Insgesamt 90 000 Soldatinnen und Soldaten aus den 32 Nato-Mitgliedsstaaten nehmen an "Steadfast Defender" teil. Mehr als 12 000 von ihnen sind Soldatinnen und Soldaten aus Deutschland. 3000 Fahrzeuge und 300 Luftfahrzeuge der Bundeswehr sind daran beteiligt. Für das deutsche Straßen- und Schienennetz bedeutet dies, dass Militärfahrzeuge transportiert werden müssen und lange Kolonnen von Militärlastwagen verschiedener Nationen mit geringer Geschwindigkeit auf den Straßen unterwegs sein werden. Kein leichtes Manöver. Schließlich ist das deutsche Straßennetz nicht überall auf dem modernsten Stand. Auch deshalb hat die Bundeswehr im Vorfeld Korridore festgelegt, auf denen die Fahrzeuge verkehren können.

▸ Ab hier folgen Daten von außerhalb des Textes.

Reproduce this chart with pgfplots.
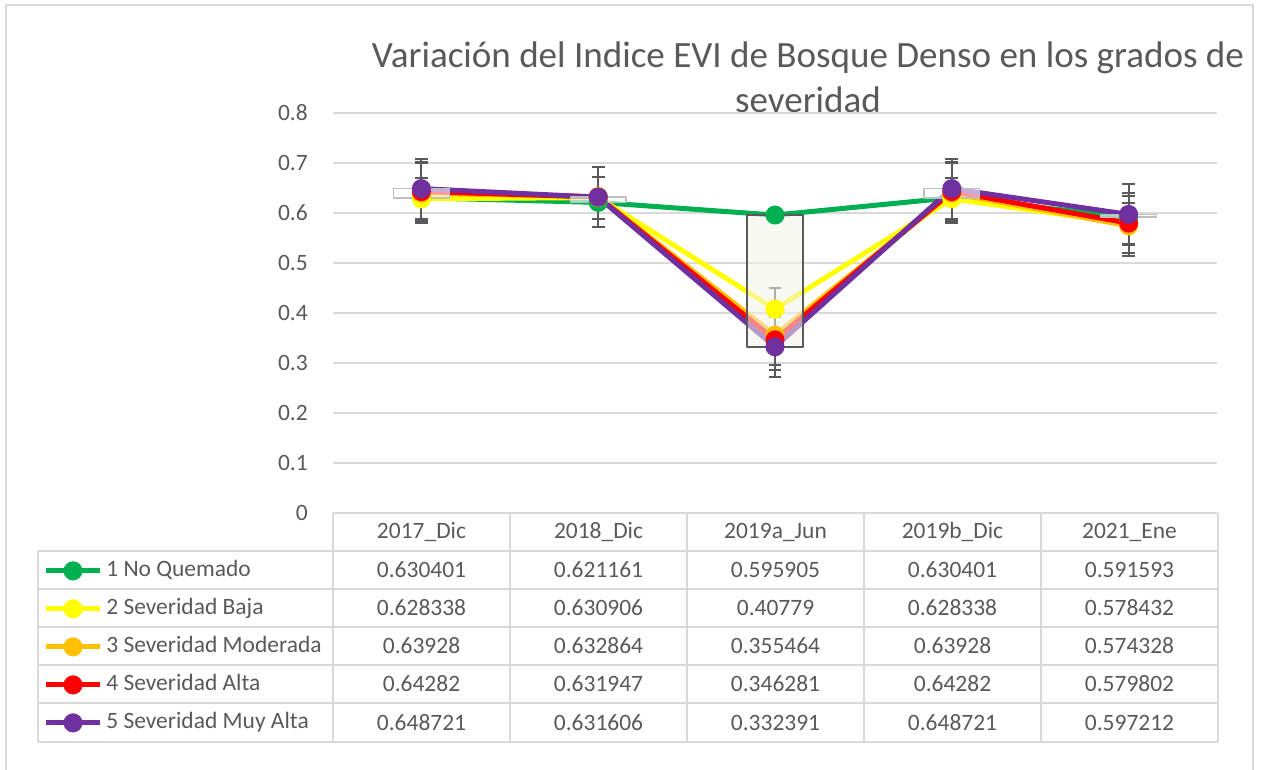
\documentclass[border=0pt]{standalone}
\usepackage{fontspec}
\setmainfont{Carlito}
\usepackage{pgfplots}
\pgfplotsset{compat=1.18}
\definecolor{txt}{HTML}{595959}
\definecolor{gridc}{HTML}{D9D9D9}
\definecolor{cNo}{HTML}{00B050}
\definecolor{cBaja}{HTML}{FFFF00}
\definecolor{cMod}{HTML}{FFC000}
\definecolor{cAlta}{HTML}{FF0000}
\definecolor{cMuy}{HTML}{7030A0}
\definecolor{downfill}{HTML}{F2F2EA}

\begin{document}
\begin{tikzpicture}[x=0.75pt,y=0.75pt]
\useasboundingbox (0,0) rectangle (1261,769);
% chart border
\draw[gridc, line width=1.1pt] (6,-5) -- (6,764) -- (1253,764) -- (1253,-5);

% title
\node[text=txt, align=center, font=\fontsize{27.8}{33.75}\selectfont] at (808,692)
  {Variación del Indice EVI de Bosque Denso en los grados de\\severidad};

\begin{axis}[
    at={(249.75pt,192pt)}, anchor=south west,
    scale only axis, width=663pt, height=300pt,
    xmin=-0.5, xmax=4.5, ymin=0, ymax=0.8,
    xtick=\empty,
    ytick={0,0.1,0.2,0.3,0.4,0.5,0.6,0.7,0.8},
    ymajorgrids,
    major grid style={gridc, line width=1.1pt},
    axis line style={draw=none},
    major tick length=0pt, tick align=inside,
    yticklabel style={font=\fontsize{17.6}{20}\selectfont, text=txt, inner sep=0pt, xshift=-18.75pt,
      /pgf/number format/fixed, /pgf/number format/precision=1,
      /pgf/number format/assume math mode=true},
    clip=false,
    every axis plot/.append style={line width=3.75pt, line join=round, mark=*, mark size=5.25pt,
      mark options={solid}},
    error bars/error bar style={txt, line width=1.5pt},
    error bars/error mark options={rotate=90, mark size=4.8pt, line width=1.5pt, txt},
    legend image code/.code={\draw[mark repeat=2, mark phase=2] plot coordinates {(0pt,0pt) (20.6pt,0pt) (41.2pt,0pt)};},
    legend cell align=left,
    legend style={at={(-0.328,-0.118)}, anchor=north west, draw=none, fill=none,
      inner sep=0pt, outer sep=0pt, row sep=12.5pt, column sep=2.5pt,
      font=\fontsize{17.6}{20}\selectfont, text=txt,
      nodes={inner sep=0pt, text height=12pt, text depth=4pt}},
]
\addplot[cNo] coordinates {(0,0.630401) (1,0.621161) (2,0.595905) (3,0.630401) (4,0.591593)};
\addlegendentry{1 No Quemado}
\addplot[cBaja, error bars/.cd, y dir=both, y explicit] coordinates {
  (0,0.628338) +- (0,0.042) (1,0.630906) +- (0,0.042) (2,0.40779) +- (0,0.042)
  (3,0.628338) +- (0,0.042) (4,0.578432) +- (0,0.042)};
\addlegendentry{2 Severidad Baja}
\addplot[cMod, error bars/.cd, y dir=both, y explicit] coordinates {
  (0,0.63928) +- (0,0.06) (1,0.632864) +- (0,0.06) (2,0.355464) +- (0,0.06)
  (3,0.63928) +- (0,0.06) (4,0.574328) +- (0,0.06)};
\addlegendentry{3 Severidad Moderada}
\addplot[cAlta, error bars/.cd, y dir=both, y explicit] coordinates {
  (0,0.64282) +- (0,0.06) (1,0.631947) +- (0,0.06) (2,0.346281) +- (0,0.06)
  (3,0.64282) +- (0,0.06) (4,0.579802) +- (0,0.06)};
\addlegendentry{4 Severidad Alta}
\addplot[cMuy, error bars/.cd, y dir=both, y explicit] coordinates {
  (0,0.648721) +- (0,0.06) (1,0.631606) +- (0,0.06) (2,0.332391) +- (0,0.06)
  (3,0.648721) +- (0,0.06) (4,0.597212) +- (0,0.06)};
\addlegendentry{5 Severidad Muy Alta}

% up/down bars between series 1 and series 5
\addplot[forget plot, mark=none, draw=black!25, line width=1.1pt, fill=white, fill opacity=0.6]
  coordinates {(-0.158,0.630401) (0.158,0.630401) (0.158,0.648721) (-0.158,0.648721)} -- cycle;
\addplot[forget plot, mark=none, draw=black!25, line width=1.1pt, fill=white, fill opacity=0.6]
  coordinates {(0.842,0.621161) (1.158,0.621161) (1.158,0.631606) (0.842,0.631606)} -- cycle;
\addplot[forget plot, mark=none, draw=txt, line width=1.3pt, fill=downfill, fill opacity=0.55]
  coordinates {(1.842,0.595905) (2.158,0.595905) (2.158,0.332391) (1.842,0.332391)} -- cycle;
\addplot[forget plot, mark=none, draw=black!25, line width=1.1pt, fill=white, fill opacity=0.6]
  coordinates {(2.842,0.630401) (3.158,0.630401) (3.158,0.648721) (2.842,0.648721)} -- cycle;
\addplot[forget plot, mark=none, draw=black!25, line width=1.1pt, fill=white, fill opacity=0.6]
  coordinates {(3.842,0.591593) (4.158,0.591593) (4.158,0.597212) (3.842,0.597212)} -- cycle;
\end{axis}

% data table grid
\begin{scope}[gridc, line width=1.1pt]
\foreach \yy in {218,180,142,104,66,27} \draw (38,\yy) -- (1218,\yy);
\draw (38,218) -- (38,27);
\foreach \xx in {333,510,687,864,1041,1218} \draw (\xx,256) -- (\xx,27);
\end{scope}

% data table text
\begin{scope}[every node/.style={text=txt, font=\fontsize{17.6}{20}\selectfont, inner sep=0pt}]
\foreach \lab [count=\i from 0] in {2017\_Dic,2018\_Dic,2019a\_Jun,2019b\_Dic,2021\_Ene}
  \node at (421.5+177*\i,237) {\lab};
\foreach \v [count=\i from 0] in {0.630401,0.621161,0.595905,0.630401,0.591593}
  \node at (421.5+177*\i,199) {\v};
\foreach \v [count=\i from 0] in {0.628338,0.630906,0.40779,0.628338,0.578432}
  \node at (421.5+177*\i,161) {\v};
\foreach \v [count=\i from 0] in {0.63928,0.632864,0.355464,0.63928,0.574328}
  \node at (421.5+177*\i,123) {\v};
\foreach \v [count=\i from 0] in {0.64282,0.631947,0.346281,0.64282,0.579802}
  \node at (421.5+177*\i,85) {\v};
\foreach \v [count=\i from 0] in {0.648721,0.631606,0.332391,0.648721,0.597212}
  \node at (421.5+177*\i,46.5) {\v};
\end{scope}
\end{tikzpicture}
\end{document}
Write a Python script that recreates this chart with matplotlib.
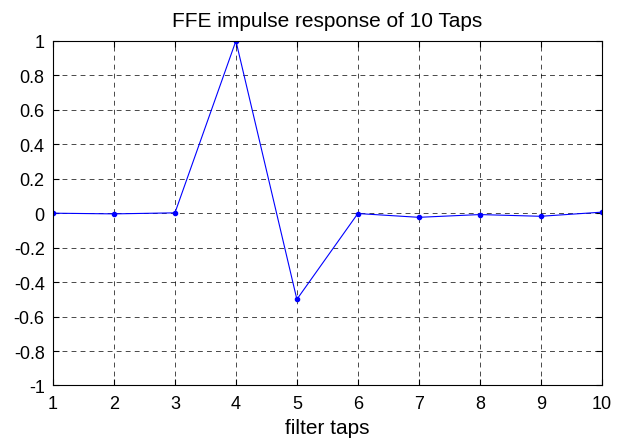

Carsten Breuer ergänzt, dass man bestrebt sei, den Personenverkehr nicht zu behindern. Die Deutsche Bahn lässt eine Anfrage der Süddeutschen Zeitung, ob und welche Auswirkungen die Übung auf den Zugverkehr hat, aus Sicherheitsgründen unbeantwortet. Man äußere sich generell nicht zu militärischen Übungen, teilt eine Sprecherin der Deutschen Bahn mit. Nicht nur die Deutsche Bahn sorgt sich um die Sicherheit der Streitkräfte. "Es ist eine größere Vulnerabilität, wenn man nicht hinter Kasernenzäunen ist, sondern sich auf der Straße bewegt", sagt General Carsten Breuer. Die Soldatinnen und Soldaten seien für das Thema Sicherheit sensibilisiert worden. Nicht zuletzt durch die Festnahme zweier mutmaßlicher russischer Spione, die im Auftrag Russlands Sabotageakte in Deutschland vorbereitet haben sollen, sei das Risikobewusstsein gestiegen. "Wir haben ein enges Netz mit den Sicherheitsbehörden, also mit der Polizei, aber auch mit unseren Feldjägern", sagte Breuer.